The problem for the Democrats is that elections are won in the middle, and the poll also showed that independents who said they heard the Democratic judicial filibuster message had a 40 percent favorable-55 percent unfavorable view of Democratic Senate candidates. In contrast, independents who heard the Republican message had an expected neutral reaction of 45 percent favorable-41 percent unfavorable — owing to the fact that the issue, in the public’s mind, was Democratic obstructionism not nominee ideology.
The Democrats’ obstructionist filibuster was a costly exercise of raw political power that clearly didn’t sit well with the all-important independent vote, but it did something else that was even more devastating.
Like the old saying goes, timing is everything. Before the Cloakroom cots were back in storage, Republicans brought the Medicare prescription drug bill out of conference, leaving Democrats with a strategically untenable choice: oppose the popular prescription drug bill and engage in back-to-back filibusters or give the president and Republicans in Congress a historic victory and a big boost with another important voter group — seniors. The Democrats, led by Sens. Charles Schumer (N.Y.), Patrick Leahy (Vt.), Edward Kennedy (Mass.), Tom Daschle (S.D.) and House Minority Leader Nancy Pelosi (Calif.), didn’t see it coming.
For months, Republican leaders had been quietly working with the AARP, normally a Democratic ally, to produce a reform package that the powerful seniors’ organization could support. When they did, stunned Democrats were left fuming, particularly the Kennedy caucus. Democrat Congressional leaders were caught flat-footed, and Democrat presidential candidates found themselves out on a limb, too, as Senate Majority Leader Bill Frist (R-Tenn.) and Speaker Dennis Hastert (R-Ill.) sawed away.
But the Republicans’ prescription drug victory, won with the help of the AARP, wasn’t the only thorny problem for Democrats last month. The Massachusetts Supreme Court’s decision to legalize gay marriage has set the wheels in motion for a constitutional showdown in either the Supreme Court or Congress or both.
The decision poses a serious political dilemma for Democrats because the gay marriage issue clearly cross-pressures one of their key voter groups. Much like big labor, the gay community is playing an increasingly important role in the Democratic Party by providing both significant financial and volunteer support.
A recent Pew poll showed Democrats deeply divided on this issue, opposing gay marriage by a margin of 52 percent to 39 percent. Even more surprising, only a small plurality of Democrats, 48 percent to 44 percent, support civil unions, the alternative to gay marriage supported by most of the Democrat presidential candidates. Their attempts to tap dance around this issue over the past two weeks is a clear indication of the fine line Democrats must walk when it comes to keeping this key voter group happy.
Finally, Republicans can celebrate the energized economy, which is not only recovering at a pace not seen since 1984, but has also produced more than 300,000 jobs the past four months. If that momentum continues, the Democrats could face their own worst-case election scenario — a Republican recovery creating jobs at full throttle by next fall.

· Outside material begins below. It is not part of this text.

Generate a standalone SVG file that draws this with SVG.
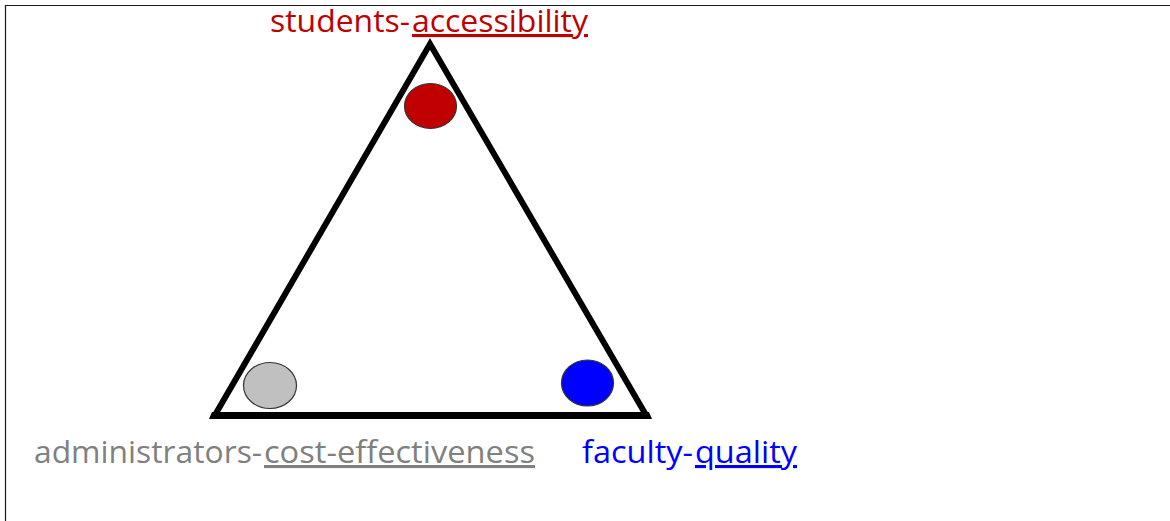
<svg xmlns="http://www.w3.org/2000/svg" width="1170" height="521" viewBox="0 0 1170 521">
  <style>
    .lbl { font-family: "Open Sans", "Liberation Sans", sans-serif; font-size: 31px; }
    .ul { text-decoration: underline; }
    .dot { stroke: #333333; stroke-width: 1.2; }
  </style>
  <rect x="0" y="0" width="1170" height="521" fill="#ffffff"/>
  <g id="frame">
    <line x1="5" y1="5.5" x2="1170" y2="5.5" stroke="#1a1a1a" stroke-width="1.2"/>
    <line x1="5.5" y1="5" x2="5.5" y2="521" stroke="#1a1a1a" stroke-width="1.2"/>
  </g>
  <g id="connectors">
    <polygon points="430,44 215,415 646,415" fill="none" stroke="#000000" stroke-width="6" stroke-linejoin="miter"/>
    <polygon points="212,412 649,412 652,419 209,419" fill="#000000"/>
  </g>
  <g id="node-students">
    <ellipse class="dot" cx="430.5" cy="106" rx="26" ry="22.5" fill="#C00000"/>
    <text class="lbl" x="270" y="32" fill="#C00000" textLength="140" lengthAdjust="spacingAndGlyphs">students-</text>
    <text class="lbl ul" x="412" y="32" fill="#C00000" textLength="176" lengthAdjust="spacingAndGlyphs">accessibility</text>
  </g>
  <g id="node-administrators">
    <ellipse class="dot" cx="270" cy="385.5" rx="26.5" ry="23" fill="#C0C0C0"/>
    <text class="lbl" x="34" y="463" fill="#808080" textLength="228" lengthAdjust="spacingAndGlyphs">administrators-</text>
    <text class="lbl ul" x="264" y="463" fill="#808080" textLength="271" lengthAdjust="spacingAndGlyphs">cost-effectiveness</text>
  </g>
  <g id="node-faculty">
    <ellipse class="dot" cx="587.5" cy="383" rx="26" ry="23" fill="#0000FF"/>
    <text class="lbl" x="582" y="463" fill="#0000FF" textLength="111" lengthAdjust="spacingAndGlyphs">faculty-</text>
    <text class="lbl ul" x="695" y="463" fill="#0000FF" textLength="102" lengthAdjust="spacingAndGlyphs">quality</text>
  </g>
</svg>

With the Christmas recess just around the corner the only thing under the tree with potential as an election year issue for Democrats is the situation in Iraq, but basing an election victory on an American defeat is simply bad politics. Democrats would be well-advised to use the holiday break as a good time to reassess their political plans and strategy. Obstructionism and over-wrought political rhetoric didn’t work in 2002, and it won’t work in 2004.
When it comes to next year’s elections, a lively solution-based debate, free of personal attacks and invective, on issues that matter to people is what most Americans want for Christmas from their political leaders.
David Winston is president of The Winston Group, a Republican polling firm.